The Centre on Friday told the Supreme Court that there is “no corruption” in the Rafale deal and it is bound to maintain secrecy on pricing as per the Inter-Government Agreement (IGA) signed with France, while stressing defence deals are not examined in a court of law.
Terming the Rafale deal a question of national security, Attorney General K.K. Venugopal told a bench headed by Chief Justice Ranjan Gogoi: “We have signed an IGA… which we are obliged to follow… Rafale is not for ornamentation. It is essential for protection of each and everyone of us…. nowhere in the world do such matters go before the court.”

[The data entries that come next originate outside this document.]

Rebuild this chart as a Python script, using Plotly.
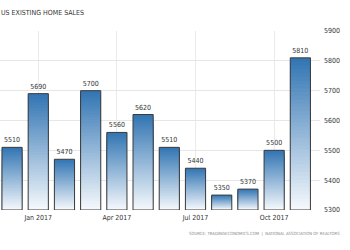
import plotly.graph_objects as go
import numpy as np

months = ["Dec 2016", "Jan 2017", "Feb 2017", "Mar 2017", "Apr 2017", "May 2017",
          "Jun 2017", "Jul 2017", "Aug 2017", "Sep 2017", "Oct 2017", "Nov 2017"]
sales = [5510, 5690, 5470, 5700, 5560, 5620, 5510, 5440, 5350, 5370, 5500, 5810]
tick_months = ["Jan 2017", "Apr 2017", "Jul 2017", "Oct 2017"]
y_ticks = [5300, 5400, 5500, 5600, 5700, 5800, 5900]
base_value = 5300

top_rgb = np.array([52, 118, 180])
bot_rgb = np.array([244, 248, 252])

FONT = "Liberation Sans Narrow, DejaVu Sans Condensed, Roboto Condensed, sans-serif"

fig = go.Figure()
steps = 40
vals = np.array(sales, dtype=float)
for k in range(steps):
    frac = 1 - k / steps
    t = k / (steps - 1)
    c = top_rgb * (1 - t) + bot_rgb * t
    color = "rgb(%d,%d,%d)" % tuple(c.astype(int))
    fig.add_trace(go.Bar(
        x=months, y=(vals - base_value) * frac, base=base_value,
        marker=dict(color=color, line=dict(width=0)),
        hoverinfo="skip", showlegend=False,
    ))

fig.add_trace(go.Bar(
    x=months, y=vals - base_value, base=base_value,
    marker=dict(color="rgba(0,0,0,0)", line=dict(color="#3a3a3a", width=1)),
    text=[str(v) for v in sales], textposition="outside",
    textfont=dict(size=7, color="#333333", family=FONT),
    cliponaxis=False, showlegend=False,
))

fig.update_layout(
    width=350, height=250,
    margin=dict(l=0, r=30, t=31, b=40),
    paper_bgcolor="white", plot_bgcolor="white",
    barmode="overlay", bargap=0.23,
    font=dict(family=FONT, color="#333333"),
    xaxis=dict(
        type="category", categoryorder="array", categoryarray=months,
        range=[-0.46, 11.75],
        tickvals=tick_months, ticktext=tick_months,
        showgrid=True, gridcolor="#ebebeb", gridwidth=1,
        ticks="", tickfont=dict(size=7, color="#333333"),
        ticklabelstandoff=2,
        showline=False, zeroline=False,
    ),
    yaxis=dict(
        side="right", range=[5300, 5900], tickvals=y_ticks,
        showgrid=True, gridcolor="#e6e6e6", gridwidth=1,
        ticks="", tickfont=dict(size=7, color="#333333"),
        ticklabelstandoff=3,
        zeroline=False, showline=False,
    ),
    annotations=[
        dict(text="US EXISTING HOME SALES", xref="paper", yref="paper",
             x=0.0, y=1.0, xanchor="left", yanchor="bottom", yshift=12, xshift=-1,
             showarrow=False, font=dict(size=7, color="#333333")),
        dict(text="SOURCE: TRADINGECONOMICS.COM  |  NATIONAL ASSOCIATION OF REALTORS",
             xref="paper", yref="paper", x=1.0, y=0, xanchor="right", yanchor="top",
             xshift=22, yshift=-19, showarrow=False,
             font=dict(size=4.3, color="#8a8a8a")),
    ],
)

fig.write_html("out.html")
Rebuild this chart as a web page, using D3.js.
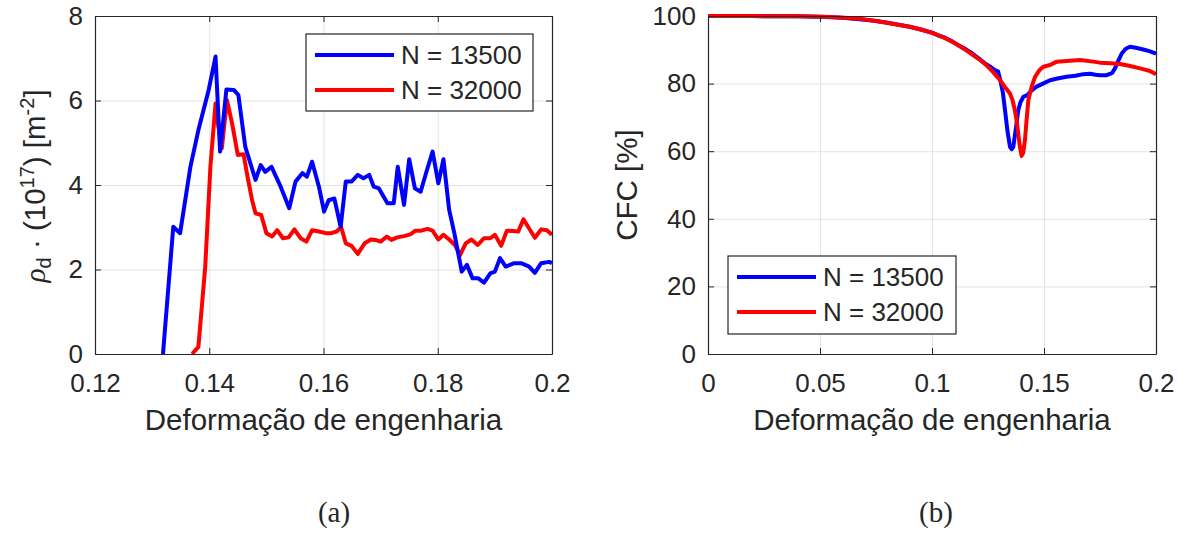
<!DOCTYPE html>
<html>
<head>
<meta charset="utf-8">
<script src="https://cdn.jsdelivr.net/npm/d3@7"></script>
<style>
  html, body { margin: 0; padding: 0; background: #fff; }
  svg { display: block; }
  text { font-family: "Liberation Sans", Arial, Helvetica, sans-serif; fill: #262626; }
</style>
</head>
<body>
<svg id="fig" width="1184" height="536"></svg>
<script>
// ---------- (a) dislocation density vs engineering strain ----------
const rhoStrain13500 = [0.1319, 0.1337, 0.1349, 0.1367, 0.1381, 0.1399, 0.1411, 0.1419, 0.1430, 0.1443, 0.1451, 0.1463, 0.1472, 0.1481, 0.1490, 0.1498, 0.1509, 0.1525, 0.1540, 0.1551, 0.1563, 0.1571, 0.1580, 0.1592, 0.1601, 0.1609, 0.1619, 0.1630, 0.1639, 0.1649, 0.1660, 0.1670, 0.1680, 0.1688, 0.1697, 0.1712, 0.1723, 0.1730, 0.1741, 0.1750, 0.1760, 0.1770, 0.1781, 0.1791, 0.1801, 0.1810, 0.1820, 0.1829, 0.1842, 0.1851, 0.1861, 0.1871, 0.1881, 0.1892, 0.1900, 0.1909, 0.1919, 0.1934, 0.1946, 0.1960, 0.1970, 0.1981, 0.1995, 0.2000];
const rho13500 = [0.0, 3.01, 2.86, 4.43, 5.30, 6.25, 7.04, 4.79, 6.26, 6.25, 6.13, 4.91, 4.51, 4.12, 4.47, 4.31, 4.43, 3.96, 3.45, 4.08, 4.28, 4.20, 4.55, 3.96, 3.37, 3.64, 3.68, 3.01, 4.08, 4.08, 4.24, 4.16, 4.24, 3.96, 3.92, 3.57, 3.57, 4.43, 3.53, 4.61, 3.92, 3.84, 4.35, 4.79, 4.04, 4.61, 3.41, 2.86, 1.95, 2.11, 1.79, 1.79, 1.69, 1.91, 1.95, 2.27, 2.07, 2.15, 2.15, 2.07, 1.92, 2.15, 2.18, 2.15];

const rhoStrain32000 = [0.1370, 0.1381, 0.1393, 0.1402, 0.1411, 0.1416, 0.1422, 0.1431, 0.1440, 0.1450, 0.1460, 0.1467, 0.1475, 0.1481, 0.1491, 0.1500, 0.1510, 0.1519, 0.1529, 0.1539, 0.1549, 0.1560, 0.1570, 0.1580, 0.1592, 0.1604, 0.1614, 0.1623, 0.1631, 0.1639, 0.1649, 0.1660, 0.1672, 0.1683, 0.1691, 0.1700, 0.1711, 0.1719, 0.1729, 0.1741, 0.1752, 0.1761, 0.1771, 0.1782, 0.1791, 0.1801, 0.1810, 0.1820, 0.1830, 0.1839, 0.1849, 0.1859, 0.1870, 0.1881, 0.1892, 0.1900, 0.1911, 0.1921, 0.1931, 0.1941, 0.1950, 0.1960, 0.1970, 0.1981, 0.1991, 0.2000];
const rho32000 = [0.0, 0.17, 2.07, 4.43, 5.93, 5.38, 4.87, 6.01, 5.46, 4.71, 4.73, 4.20, 3.64, 3.33, 3.29, 2.86, 2.78, 2.93, 2.74, 2.76, 2.95, 2.74, 2.66, 2.93, 2.90, 2.86, 2.86, 2.90, 3.00, 2.62, 2.56, 2.37, 2.62, 2.71, 2.70, 2.66, 2.78, 2.70, 2.76, 2.79, 2.83, 2.92, 2.92, 2.96, 2.92, 2.71, 2.82, 2.71, 2.58, 2.34, 2.62, 2.71, 2.58, 2.74, 2.74, 2.82, 2.56, 2.92, 2.91, 2.90, 3.19, 2.97, 2.75, 2.95, 2.93, 2.82];

const xTicksA = [0.12, 0.14, 0.16, 0.18, 0.2];
const xTickLabelsA = ["0.12", "0.14", "0.16", "0.18", "0.2"];
const yTicksA = [0, 2, 4, 6, 8];
const yTickLabelsA = ["0", "2", "4", "6", "8"];

// ---------- (b) CFC vs engineering strain ----------
const cfcStrain13500 = [0, 0.010, 0.020, 0.030, 0.040, 0.050, 0.055, 0.060, 0.065, 0.070, 0.075, 0.080, 0.085, 0.090, 0.095, 0.100, 0.103, 0.106, 0.109, 0.112, 0.115, 0.118, 0.121, 0.124, 0.126, 0.128, 0.1295, 0.1305, 0.1316, 0.1326, 0.1337, 0.1348, 0.1356, 0.1363, 0.1374, 0.1385, 0.1395, 0.1408, 0.1425, 0.1445, 0.1467, 0.1495, 0.1527, 0.1560, 0.1601, 0.1640, 0.1676, 0.1705, 0.1730, 0.1750, 0.1780, 0.1805, 0.1817, 0.1832, 0.1847, 0.1865, 0.1884, 0.1910, 0.1943, 0.1970, 0.2000];
const cfc13500 = [100, 100, 100, 99.9, 99.9, 99.8, 99.6, 99.5, 99.2, 98.9, 98.5, 98.0, 97.4, 96.8, 96.0, 95.1, 94.2, 93.5, 92.5, 91.3, 90.2, 88.9, 87.4, 85.8, 85.0, 84.0, 83.6, 81.0, 77.5, 72.1, 66.0, 61.3, 60.6, 61.3, 66.5, 72.1, 74.5, 76.1, 76.6, 78.0, 79.1, 80.0, 81.0, 81.5, 82.0, 82.3, 82.8, 82.9, 82.6, 82.5, 82.5, 83.2, 84.5, 86.8, 88.9, 90.3, 90.9, 90.6, 90.1, 89.6, 88.9];

const cfcStrain32000 = [0, 0.010, 0.020, 0.030, 0.040, 0.050, 0.055, 0.060, 0.065, 0.070, 0.075, 0.080, 0.085, 0.090, 0.095, 0.100, 0.103, 0.106, 0.109, 0.112, 0.115, 0.118, 0.121, 0.124, 0.127, 0.1304, 0.1330, 0.1348, 0.1360, 0.1370, 0.1378, 0.1385, 0.1392, 0.1400, 0.1407, 0.1415, 0.1422, 0.1430, 0.1445, 0.1460, 0.1480, 0.1497, 0.1527, 0.1557, 0.1600, 0.1661, 0.1720, 0.1750, 0.1795, 0.1839, 0.1880, 0.1929, 0.1970, 0.2000];
const cfc32000 = [100, 100, 100, 99.9, 99.9, 99.8, 99.7, 99.5, 99.3, 99.0, 98.5, 98.0, 97.4, 96.8, 96.0, 95.0, 94.3, 93.4, 92.4, 91.2, 90.0, 88.6, 87.2, 85.6, 83.6, 81.0, 78.6, 77.1, 75.0, 72.1, 69.0, 65.2, 61.5, 58.6, 59.5, 63.3, 69.0, 75.1, 79.1, 82.0, 84.0, 85.0, 85.5, 86.5, 86.7, 87.0, 86.5, 86.2, 86.0, 85.8, 85.3, 84.5, 83.8, 82.8];

const xTicksB = [0, 0.05, 0.1, 0.15, 0.2];
const xTickLabelsB = ["0", "0.05", "0.1", "0.15", "0.2"];
const yTicksB = [0, 20, 40, 60, 80, 100];
const yTickLabelsB = ["0", "20", "40", "60", "80", "100"];

const seriesNames = ["N = 13500", "N = 32000"];
const seriesColors = ["#0000ff", "#ff0000"];

const svg = d3.select("#fig");
svg.append("rect").attr("width", 1184).attr("height", 536).attr("fill", "#fff");

const SANS = '"Liberation Sans", Arial, Helvetica, sans-serif';
const SERIF = '"Liberation Serif", "DejaVu Serif", serif';
const TICK_FONT = 26, LABEL_FONT = 29.5;
const AXIS_COLOR = "#262626", GRID_COLOR = "#e3e3e3";

function drawPanel(cfg) {
  const { left, right, top, bottom } = cfg.box;
  const x = d3.scaleLinear().domain(cfg.xDomain).range([left, right]);
  const y = d3.scaleLinear().domain(cfg.yDomain).range([bottom, top]);
  const g = svg.append("g");

  // grid
  g.append("g").attr("transform", `translate(0,${bottom})`)
    .call(d3.axisBottom(x).tickValues(cfg.xTicks).tickSize(-(bottom - top)).tickFormat(""))
    .call(s => s.select(".domain").remove())
    .call(s => s.selectAll("line").attr("stroke", GRID_COLOR).attr("stroke-width", 1));
  g.append("g").attr("transform", `translate(${left},0)`)
    .call(d3.axisLeft(y).tickValues(cfg.yTicks).tickSize(-(right - left)).tickFormat(""))
    .call(s => s.select(".domain").remove())
    .call(s => s.selectAll("line").attr("stroke", GRID_COLOR).attr("stroke-width", 1));

  // data lines
  const line = d3.line().x(d => x(d[0])).y(d => y(d[1]));
  cfg.drawOrder.forEach(i => {
    const s = cfg.series[i];
    g.append("path")
      .datum(d3.zip(s.x, s.y))
      .attr("d", line)
      .attr("fill", "none")
      .attr("stroke", seriesColors[i])
      .attr("stroke-width", 4)
      .attr("stroke-linejoin", "round")
      .attr("stroke-linecap", "butt");
  });

  // axes with inward ticks on all four sides
  const tickLen = 6;
  const styleAxis = s => {
    s.attr("font-family", SANS);
    s.select(".domain").attr("stroke", AXIS_COLOR).attr("stroke-width", 1.2);
    s.selectAll(".tick line").attr("stroke", AXIS_COLOR).attr("stroke-width", 1);
    s.selectAll(".tick text").attr("fill", AXIS_COLOR).style("font-size", TICK_FONT + "px");
  };
  g.append("g").attr("transform", `translate(0,${bottom})`)
    .call(d3.axisBottom(x).tickValues(cfg.xTicks).tickSizeInner(-tickLen).tickSizeOuter(0)
      .tickPadding(20).tickFormat((d, i) => cfg.xLabels[i]))
    .call(styleAxis)
    .call(s => s.selectAll(".tick text").attr("dy", "0.71em"));
  g.append("g").attr("transform", `translate(0,${top})`)
    .call(d3.axisTop(x).tickValues(cfg.xTicks).tickSizeInner(-tickLen).tickSizeOuter(0).tickFormat(""))
    .call(styleAxis);
  g.append("g").attr("transform", `translate(${left},0)`)
    .call(d3.axisLeft(y).tickValues(cfg.yTicks).tickSizeInner(-tickLen).tickSizeOuter(0)
      .tickPadding(12).tickFormat((d, i) => cfg.yLabels[i]))
    .call(styleAxis);
  g.append("g").attr("transform", `translate(${right},0)`)
    .call(d3.axisRight(y).tickValues(cfg.yTicks).tickSizeInner(-tickLen).tickSizeOuter(0).tickFormat(""))
    .call(styleAxis);

  // x label
  g.append("text")
    .attr("x", (left + right) / 2).attr("y", 430)
    .attr("text-anchor", "middle")
    .style("font-family", SANS)
    .style("font-size", LABEL_FONT + "px")
    .text("Deformação de engenharia");

  // legend
  const L = cfg.legend;
  const lg = g.append("g");
  lg.append("rect").attr("x", L.x).attr("y", L.y).attr("width", L.w).attr("height", L.h)
    .attr("fill", "#fff").attr("stroke", AXIS_COLOR).attr("stroke-width", 1.2);
  seriesNames.forEach((name, i) => {
    const cy = L.y + 21 + i * 35;
    lg.append("line").attr("x1", L.x + 9).attr("x2", L.x + 88).attr("y1", cy).attr("y2", cy)
      .attr("stroke", seriesColors[i]).attr("stroke-width", 4);
    lg.append("text").attr("x", L.x + 95).attr("y", cy).attr("dy", "0.35em")
      .style("font-family", SANS)
      .style("font-size", "26px").attr("fill", "#000").text(name);
  });

  // caption
  svg.append("text")
    .attr("x", cfg.captionX).attr("y", 522)
    .attr("text-anchor", "middle")
    .style("font-family", SERIF)
    .style("font-size", "29px").attr("fill", "#000")
    .text(cfg.caption);
  return g;
}

drawPanel({
  box: { left: 95, right: 552, top: 16, bottom: 354 },
  xDomain: [0.12, 0.2], yDomain: [0, 8],
  xTicks: xTicksA, xLabels: xTickLabelsA, yTicks: yTicksA, yLabels: yTickLabelsA,
  series: [{ x: rhoStrain13500, y: rho13500 }, { x: rhoStrain32000, y: rho32000 }],
  drawOrder: [1, 0],
  legend: { x: 306, y: 34, w: 227, h: 77 },
  caption: "(a)", captionX: 334
});

drawPanel({
  box: { left: 708, right: 1156, top: 16, bottom: 354 },
  xDomain: [0, 0.2], yDomain: [0, 100],
  xTicks: xTicksB, xLabels: xTickLabelsB, yTicks: yTicksB, yLabels: yTickLabelsB,
  series: [{ x: cfcStrain13500, y: cfc13500 }, { x: cfcStrain32000, y: cfc32000 }],
  drawOrder: [0, 1],
  legend: { x: 728, y: 256, w: 228, h: 78 },
  caption: "(b)", captionX: 936
});

// y labels
const yl = svg.append("text")
  .attr("transform", "translate(45,186) rotate(-90)")
  .attr("text-anchor", "middle")
  .style("font-family", SANS)
  .style("font-size", LABEL_FONT + "px");
yl.append("tspan").style("font-family", SERIF)
  .style("font-style", "italic").text("ρ");
yl.append("tspan").attr("dy", 6).style("font-size", "20px").text("d");
yl.append("tspan").attr("dy", -6).text(" · (10");
yl.append("tspan").attr("dy", -11).style("font-size", "20px").text("17");
yl.append("tspan").attr("dy", 11).text(") [m");
yl.append("tspan").attr("dy", -11).style("font-size", "20px").text("-2");
yl.append("tspan").attr("dy", 11).text("]");

svg.append("text")
  .attr("transform", "translate(637,185) rotate(-90)")
  .attr("text-anchor", "middle")
  .style("font-family", SANS)
  .style("font-size", LABEL_FONT + "px")
  .text("CFC [%]");
</script>
</body>
</html>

He also said that in accordance with the IGA’s Article 10, the pricing cannot be disclosed. “… the secrecy clause of the inter-governmental agreement between India and France pertains to defence deals and not to the award of contract for construction of flyover or dams….,” he said insisting on the dismissal of review petitions.
Former Union Ministers Yashwant Sinha and Arun Shourie and activist-lawyer Prashant Bhushan, who have filed the review petitions, however, contended before the top court that it should set aside December 14, 2018 verdict, which dismissed their plea for criminal investigation into the Rafale deal.
The court then reserved verdict on the batch of petitions seeking review of its December 14 judgment.
Bhushan alleged suppression of material facts from the court, and an FIR should be registered and a criminal investigation initiated. He also argued that the three-member Indian Negotiation Team had objected to parallel negotiations by the PMO, which allegedly led to the deal become more expensive.
Objecting to the review petition, the Attorney General said the basic grounds for seeking review of the December verdict were similar to the main petition. He also rubbished the allegations that the Centre has played a fraud on the court regarding the information on the deal.
“The petitioners are seeking review on the basis of stolen documents… they committed theft by accessing incomplete file notings of government departments,” he said.
Bhushan argued that eight critical clauses, including on anti-corruption, were dropped on the deal, and the objection of three experts on pricing of the aircraft deal ignored.
“The Centre should place the entire file of the negotiations team before the court… for the deal to go through, the Centre also breached the ceiling price. The French government issued a letter of comfort, which was not off any comfort,” he said.
Shourie, who briefly argued, told the court that it has been “misled”, and although, the government has given all the documents regarding the deal to CAG, “why can’t they share then with the court”.
He also shared a document published on the Ministry of Home Affairs website, which mandates the government has to share information on defence deals.
The Attorney General, however, argued that the document is old, and in accordance with the IGA, the government has to oblige its terms, regarding secrecy.
He also said that the Rafale deal has come to fruition stage after many years, and if any delay is caused, developing a new Request for Proposal (RFP) and then floating it will take another five years. “This delay will affect the security and safety of the country….. the court should not be going into how the jets were purchased….if we had seen prima facie in the case, we would have not produced the documents (regarding the deal) before the court,” he said.
At this, Bhushan said: “We are not in favour of the cancellation of the contract, but criminal investigation should be made by the CBI into the deal…..as the material information has been suppressed, we cannot reach to the root of the matter… Ultimately, the deal went ahead without any guarantee, no bank guarantee or sovereign guarantee”.
Firing a volley of queries at the Attorney General regarding the deal, the court first asked him on the registration of the FIR and he said that there “should be a prima facie cognizable offence”.
The court then asked about transfer of technology, which was an integral component of the deal under negotiation during the UPA time, and its benefits. At this, Venugopal retorted: “Who is to decide that? Will this court decide?”
As the court asked about the sovereign guarantee, the Attorney General cited precedents with Russia and US, where bank guarantees were waived for defence deals.
Finally, the court asked Venugopal’s opinion on the dissent of three domain experts, but he said they had eventually consented.
“They examined the whole aspect. The concerns raised by the three members were referred to Defence Acquisition Committee…. Eventually, they agreed,” he said, adding that he can produce the documents related to their consent.